Today, the province’s conservation service is not a wildlife management agency but a group of provincial police constables with a primary broad environmental mandate. Between 1905 and 1920, the formalizing of environmental law enforcement as a specialized policing area began under the direction of the provincial game warden. Various game associations in the province directly funded their positions, salaries and expenses.
This history regularly feeds current public beliefs about a hunting culture in the service.
The terms “game warden,” “bush cop” and “game constable” were replaced in the early 1960s with the title “conservation officer,” but the term was not defined in law until 2003 when the service was formalized in legislation as a law enforcement agency under Section 106 of the Environmental Management Act.
The legislation states that a chief conservation officer can appoint anyone he sees fit as a conservation officer. But the service was never properly designated as a police agency under Section 4.1 of the Police Act and liabilities for non-constabulary actions remained outside of Section 11 for wildlife kills and other administrative functions. Despite this, all officers were given unrestricted individual policing appointments “without limitation” under Section 9 of the Police Act, making them provincial police.

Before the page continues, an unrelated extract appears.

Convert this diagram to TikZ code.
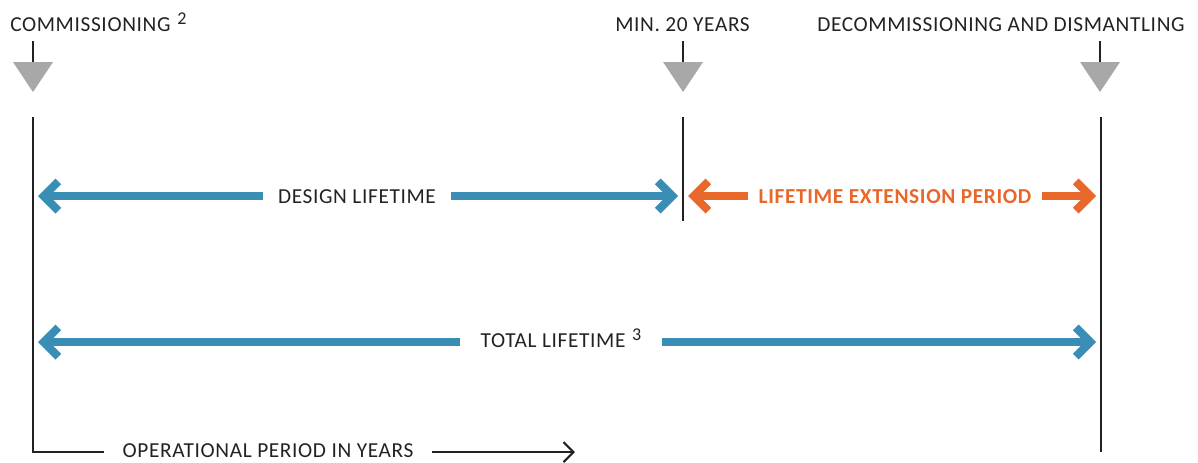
\documentclass[tikz,border=0pt]{standalone}
\usepackage{fontspec}
\setmainfont{Carlito}[LetterSpace=3]
\usetikzlibrary{arrows.meta}
\definecolor{lblue}{HTML}{3A8DB4}
\definecolor{lorange}{HTML}{E8672A}
\definecolor{lgray}{HTML}{A8A8A8}
\definecolor{ltext}{HTML}{222222}
\newcommand\supnum[1]{\hspace{5pt}\raisebox{4.6pt}{\fontsize{13.5}{14}\selectfont #1}}
\begin{document}
\begin{tikzpicture}[x=0.75pt,y=-0.75pt,
  lbl/.style={font=\fontsize{16}{19}\selectfont, text=ltext, inner sep=0pt},
  vline/.style={draw=ltext, line width=2pt},
  tick/.style={draw=ltext, line width=2pt},
  marker/.style={fill=lgray, draw=none},
  bluearrow/.style={draw=lblue, line width=6pt, -{Straight Barb[length=11pt, width=22pt]}},
  orangearrow/.style={draw=lorange, line width=6pt, -{Straight Barb[length=11pt, width=22pt]}},
  thinarrow/.style={draw=ltext, line width=1.6pt, -{Straight Barb[length=7.5pt, width=15pt]}}
]
\useasboundingbox (0,0) rectangle (1198,462);

% top labels
\node[lbl, anchor=base west] (lcom) at (10,31) {COMMISSIONING\supnum{2}};
\node[lbl, anchor=base west] (lmin) at (615,31) {MIN. 20 YEARS};
\node[lbl, anchor=base west] (ldec) at (817,31) {DECOMMISSIONING AND DISMANTLING};

% ticks and markers
\foreach \x in {33,683,1100} {
  \draw[tick] (\x,41) -- (\x,62);
  \fill[marker] (\x-20,62) -- (\x+20,62) -- (\x,92) -- cycle;
}

% vertical lines
\coordinate (opend) at (575,452);
\node[lbl, anchor=base, inner xsep=13.5pt] (opl) at (268,457) {OPERATIONAL PERIOD IN YEARS};
\draw[vline] (33,117) -- (33,452) -- (opl.west |- opend);
\draw[thinarrow] (opl.east |- opend) -- (opend);
\draw[vline] (683,117) -- (683,221);
\draw[vline] (1101,117) -- (1101,452);

% design lifetime
\coordinate (d1) at (38,196);
\coordinate (d2) at (678,196);
\node[lbl, anchor=base, inner xsep=11pt] (dl) at (357,203) {DESIGN LIFETIME};
\draw[bluearrow] (dl.west |- d1) -- (d1);
\draw[bluearrow] (dl.east |- d2) -- (d2);

% extension period
\coordinate (e1) at (688,196);
\coordinate (e2) at (1096,196);
\node[lbl, anchor=base, inner xsep=7.5pt, text=lorange, font=\fontsize{16}{19}\selectfont\bfseries] (el) at (895,203) {LIFETIME EXTENSION PERIOD};
\draw[orangearrow] (el.west |- e1) -- (e1);
\draw[orangearrow] (el.east |- e2) -- (e2);

% total lifetime
\coordinate (t1) at (38,342);
\coordinate (t2) at (1096,342);
\node[lbl, anchor=base, inner xsep=15pt] (tl) at (561,347) {TOTAL LIFETIME\supnum{3}};
\draw[bluearrow] (tl.west |- t1) -- (t1);
\draw[bluearrow] (tl.east |- t2) -- (t2);
\end{tikzpicture}
\end{document}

The Environmental Management Act deviates from the Police Act and diverges from the centuries of history involving the constabulary, policing and games laws enforcement. As a result, the BCCOS is a powerful agency that operates as a police agency and employs police officers, but which was never properly designated in law.
No further role in general bear responses
Modern oversight and transparency of the conservation officer service is needed. Today, officers are fully appointed under the Police Act, and modern police accountability mechanisms apply. But tools focused on wildlife assessment necessitate separate oversight.
If Section 106 of the Environmental Assessment Act was included as a standalone section in the Police Act in respect to game laws enforcement, it would maintain the consistency of provincial armed policing services.
The current mainstream media narratives against the service are not fair. They teeter on potential and critical misrepresentation of my long-standing calls for change in the service.
In short: the service is understaffed. But it needs additional resources for environmental policing, not preventative wildlife management work.
I have participated in the B.C. legislature’s all-party review of the Police Act, and I have advocated for legislative reform of the conservation officer service. I have never called for the service to do more wildlife management work or to be mandated to proactively intervene in animal health assessments or other administrative actions governed by different ministries. I never will.
Conservation officers should attend even less wildlife conflict related calls than they do now. They should exercise their constabulary policing authorities in an independent and accountable manner and decline directives from ministry staff, executives, biologists and veterinarians who are not within the statutory chain of command.
To advocate for the conservation officer service to be more of a wildlife management agency is a fundamental error in understanding the service, its authorities, and its future.